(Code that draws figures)
************
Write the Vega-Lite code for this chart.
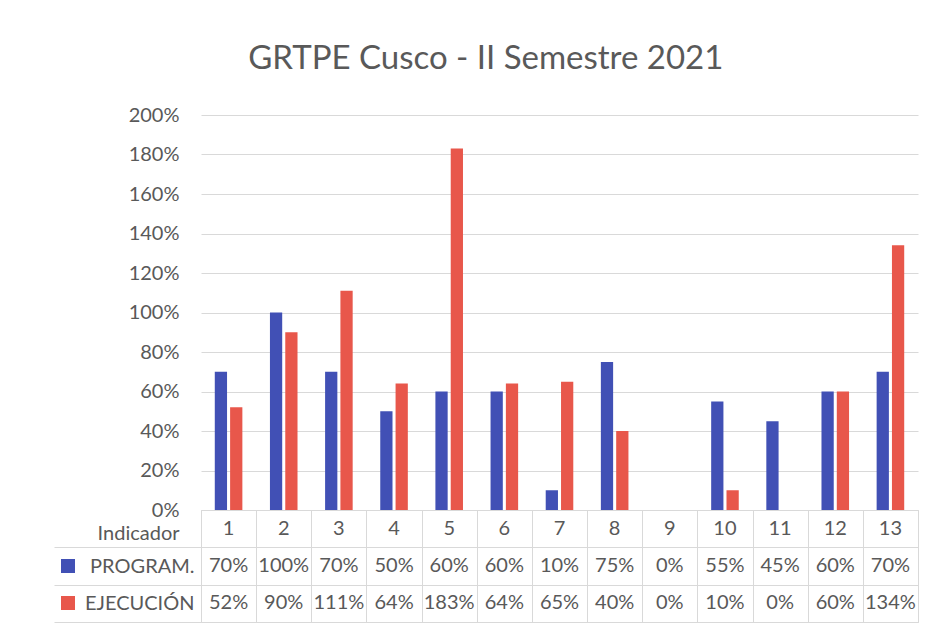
{
  "$schema": "https://vega.github.io/schema/vega-lite/v6.json",
  "background": "white",
  "padding": {"left": 53, "top": 43, "right": 10, "bottom": 0},
  "title": {"text": "GRTPE Cusco - II Semestre 2021", "font": "Lato", "fontSize": 33, "fontWeight": "normal", "color": "#595959", "anchor": "middle", "offset": 29},
  "config": {
    "font": "Lato",
    "view": {"stroke": null},
    "concat": {"spacing": 0}
  },
  "bounds": "flush",
  "datasets": {
    "d": [
      {"ind": 1, "serie": "PROGRAM.", "val": 0.70}, {"ind": 1, "serie": "EJECUCIÓN", "val": 0.52},
      {"ind": 2, "serie": "PROGRAM.", "val": 1.00}, {"ind": 2, "serie": "EJECUCIÓN", "val": 0.90},
      {"ind": 3, "serie": "PROGRAM.", "val": 0.70}, {"ind": 3, "serie": "EJECUCIÓN", "val": 1.11},
      {"ind": 4, "serie": "PROGRAM.", "val": 0.50}, {"ind": 4, "serie": "EJECUCIÓN", "val": 0.64},
      {"ind": 5, "serie": "PROGRAM.", "val": 0.60}, {"ind": 5, "serie": "EJECUCIÓN", "val": 1.83},
      {"ind": 6, "serie": "PROGRAM.", "val": 0.60}, {"ind": 6, "serie": "EJECUCIÓN", "val": 0.64},
      {"ind": 7, "serie": "PROGRAM.", "val": 0.10}, {"ind": 7, "serie": "EJECUCIÓN", "val": 0.65},
      {"ind": 8, "serie": "PROGRAM.", "val": 0.75}, {"ind": 8, "serie": "EJECUCIÓN", "val": 0.40},
      {"ind": 9, "serie": "PROGRAM.", "val": 0.00}, {"ind": 9, "serie": "EJECUCIÓN", "val": 0.00},
      {"ind": 10, "serie": "PROGRAM.", "val": 0.55}, {"ind": 10, "serie": "EJECUCIÓN", "val": 0.10},
      {"ind": 11, "serie": "PROGRAM.", "val": 0.45}, {"ind": 11, "serie": "EJECUCIÓN", "val": 0.00},
      {"ind": 12, "serie": "PROGRAM.", "val": 0.60}, {"ind": 12, "serie": "EJECUCIÓN", "val": 0.60},
      {"ind": 13, "serie": "PROGRAM.", "val": 0.70}, {"ind": 13, "serie": "EJECUCIÓN", "val": 1.34}
    ]
  },
  "data": {"name": "d"},
  "vconcat": [
    {
      "width": 717,
      "height": 395,
      "mark": {"type": "bar"},
      "encoding": {
        "x": {"field": "ind", "type": "ordinal", "scale": {"paddingInner": 0.5, "paddingOuter": 0.25}, "axis": null},
        "xOffset": {"field": "serie", "type": "nominal", "sort": ["PROGRAM.", "EJECUCIÓN"], "scale": {"paddingInner": 0.2}},
        "y": {
          "field": "val", "type": "quantitative",
          "scale": {"domain": [0, 2], "nice": false},
          "axis": {
            "title": null, "format": ".0%", "values": [0, 0.2, 0.4, 0.6, 0.8, 1, 1.2, 1.4, 1.6, 1.8, 2],
            "domain": false, "ticks": false, "labelPadding": 22, "labelFontSize": 20, "labelColor": "#595959",
            "gridColor": "#d9d9d9", "gridWidth": 1
          }
        },
        "color": {
          "field": "serie", "type": "nominal",
          "scale": {"domain": ["PROGRAM.", "EJECUCIÓN"], "range": ["#4150B5", "#E8574B"]},
          "legend": {
            "orient": "none", "legendX": -140, "legendY": 444, "title": null, "direction": "vertical",
            "symbolType": "square", "symbolSize": 196, "symbolStrokeWidth": 0, "symbolOpacity": 1,
            "labelExpr": "''", "labelFontSize": 14, "rowPadding": 23
          }
        }
      }
    },
    {
      "width": 717,
      "height": 112,
      "view": {"stroke": "#d9d9d9"},
      "encoding": {
        "x": {
          "field": "ind", "type": "ordinal", "scale": {"paddingInner": 0, "paddingOuter": 0},
          "axis": {"title": null, "labels": false, "ticks": false, "domain": false, "grid": true, "tickBand": "extent", "gridColor": "#d9d9d9"}
        }
      },
      "layer": [
        {
          "mark": {"type": "text", "fontSize": 20, "color": "#595959"},
          "encoding": {
            "y": {
              "field": "serie", "type": "nominal",
              "scale": {"domain": ["Indicador", "PROGRAM.", "EJECUCIÓN"], "paddingInner": 0, "paddingOuter": 0},
              "axis": {
                "title": null, "domain": false, "grid": true, "gridColor": "#d9d9d9",
                "ticks": true, "tickColor": "#d9d9d9", "tickSize": 147,
                "tickOffset": 18.667, "labelOffset": {"condition": {"test": "datum.value === 'Indicador'", "value": -14}, "value": -18.667},
                "labelPadding": {"condition": {"test": "datum.value === 'Indicador'", "value": -125}, "value": -140},
                "labelFontSize": 20, "labelColor": "#595959"
              }
            },
            "text": {"field": "val", "type": "quantitative", "format": ".0%"}
          }
        },
        {
          "transform": [{"filter": "datum.serie === 'PROGRAM.'"}],
          "mark": {"type": "text", "fontSize": 20, "color": "#595959"},
          "encoding": {
            "y": {"datum": "Indicador", "type": "nominal"},
            "text": {"field": "ind", "type": "nominal"}
          }
        }
      ]
    }
  ]
}
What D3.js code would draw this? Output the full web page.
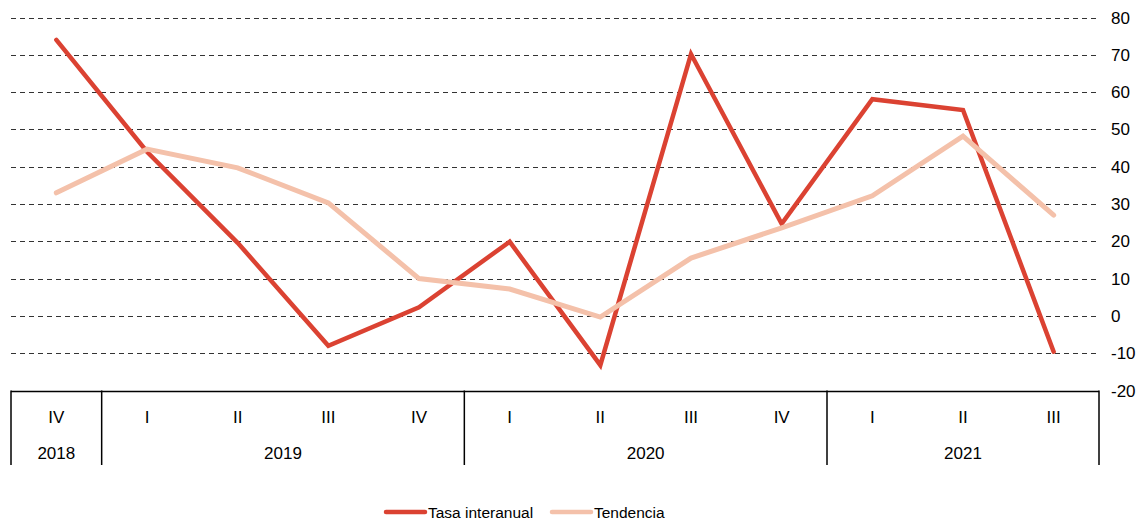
************
TASK DESCRIPTION: Keep the pictures out of the copy and return the rest of the data above exactly.

TASK RESPONSE:
Write the Vega-Lite code for this chart.
{
  "$schema": "https://vega.github.io/schema/vega-lite/v6.json",
  "background": "white",
  "padding": {"left": 53, "top": 43, "right": 10, "bottom": 0},
  "title": {"text": "GRTPE Cusco - II Semestre 2021", "font": "Lato", "fontSize": 33, "fontWeight": "normal", "color": "#595959", "anchor": "middle", "offset": 29},
  "config": {
    "font": "Lato",
    "view": {"stroke": null},
    "concat": {"spacing": 0}
  },
  "bounds": "flush",
  "datasets": {
    "d": [
      {"ind": 1, "serie": "PROGRAM.", "val": 0.70}, {"ind": 1, "serie": "EJECUCIÓN", "val": 0.52},
      {"ind": 2, "serie": "PROGRAM.", "val": 1.00}, {"ind": 2, "serie": "EJECUCIÓN", "val": 0.90},
      {"ind": 3, "serie": "PROGRAM.", "val": 0.70}, {"ind": 3, "serie": "EJECUCIÓN", "val": 1.11},
      {"ind": 4, "serie": "PROGRAM.", "val": 0.50}, {"ind": 4, "serie": "EJECUCIÓN", "val": 0.64},
      {"ind": 5, "serie": "PROGRAM.", "val": 0.60}, {"ind": 5, "serie": "EJECUCIÓN", "val": 1.83},
      {"ind": 6, "serie": "PROGRAM.", "val": 0.60}, {"ind": 6, "serie": "EJECUCIÓN", "val": 0.64},
      {"ind": 7, "serie": "PROGRAM.", "val": 0.10}, {"ind": 7, "serie": "EJECUCIÓN", "val": 0.65},
      {"ind": 8, "serie": "PROGRAM.", "val": 0.75}, {"ind": 8, "serie": "EJECUCIÓN", "val": 0.40},
      {"ind": 9, "serie": "PROGRAM.", "val": 0.00}, {"ind": 9, "serie": "EJECUCIÓN", "val": 0.00},
      {"ind": 10, "serie": "PROGRAM.", "val": 0.55}, {"ind": 10, "serie": "EJECUCIÓN", "val": 0.10},
      {"ind": 11, "serie": "PROGRAM.", "val": 0.45}, {"ind": 11, "serie": "EJECUCIÓN", "val": 0.00},
      {"ind": 12, "serie": "PROGRAM.", "val": 0.60}, {"ind": 12, "serie": "EJECUCIÓN", "val": 0.60},
      {"ind": 13, "serie": "PROGRAM.", "val": 0.70}, {"ind": 13, "serie": "EJECUCIÓN", "val": 1.34}
    ]
  },
  "data": {"name": "d"},
  "vconcat": [
    {
      "width": 717,
      "height": 395,
      "mark": {"type": "bar"},
      "encoding": {
        "x": {"field": "ind", "type": "ordinal", "scale": {"paddingInner": 0.5, "paddingOuter": 0.25}, "axis": null},
        "xOffset": {"field": "serie", "type": "nominal", "sort": ["PROGRAM.", "EJECUCIÓN"], "scale": {"paddingInner": 0.2}},
        "y": {
          "field": "val", "type": "quantitative",
          "scale": {"domain": [0, 2], "nice": false},
          "axis": {
            "title": null, "format": ".0%", "values": [0, 0.2, 0.4, 0.6, 0.8, 1, 1.2, 1.4, 1.6, 1.8, 2],
            "domain": false, "ticks": false, "labelPadding": 22, "labelFontSize": 20, "labelColor": "#595959",
            "gridColor": "#d9d9d9", "gridWidth": 1
          }
        },
        "color": {
          "field": "serie", "type": "nominal",
          "scale": {"domain": ["PROGRAM.", "EJECUCIÓN"], "range": ["#4150B5", "#E8574B"]},
          "legend": {
            "orient": "none", "legendX": -140, "legendY": 444, "title": null, "direction": "vertical",
            "symbolType": "square", "symbolSize": 196, "symbolStrokeWidth": 0, "symbolOpacity": 1,
            "labelExpr": "''", "labelFontSize": 14, "rowPadding": 23
          }
        }
      }
    },
    {
      "width": 717,
      "height": 112,
      "view": {"stroke": "#d9d9d9"},
      "encoding": {
        "x": {
          "field": "ind", "type": "ordinal", "scale": {"paddingInner": 0, "paddingOuter": 0},
          "axis": {"title": null, "labels": false, "ticks": false, "domain": false, "grid": true, "tickBand": "extent", "gridColor": "#d9d9d9"}
        }
      },
      "layer": [
        {
          "mark": {"type": "text", "fontSize": 20, "color": "#595959"},
          "encoding": {
            "y": {
              "field": "serie", "type": "nominal",
              "scale": {"domain": ["Indicador", "PROGRAM.", "EJECUCIÓN"], "paddingInner": 0, "paddingOuter": 0},
              "axis": {
                "title": null, "domain": false, "grid": true, "gridColor": "#d9d9d9",
                "ticks": true, "tickColor": "#d9d9d9", "tickSize": 147,
                "tickOffset": 18.667, "labelOffset": {"condition": {"test": "datum.value === 'Indicador'", "value": -14}, "value": -18.667},
                "labelPadding": {"condition": {"test": "datum.value === 'Indicador'", "value": -125}, "value": -140},
                "labelFontSize": 20, "labelColor": "#595959"
              }
            },
            "text": {"field": "val", "type": "quantitative", "format": ".0%"}
          }
        },
        {
          "transform": [{"filter": "datum.serie === 'PROGRAM.'"}],
          "mark": {"type": "text", "fontSize": 20, "color": "#595959"},
          "encoding": {
            "y": {"datum": "Indicador", "type": "nominal"},
            "text": {"field": "ind", "type": "nominal"}
          }
        }
      ]
    }
  ]
}
What D3.js code would draw this? Output the full web page.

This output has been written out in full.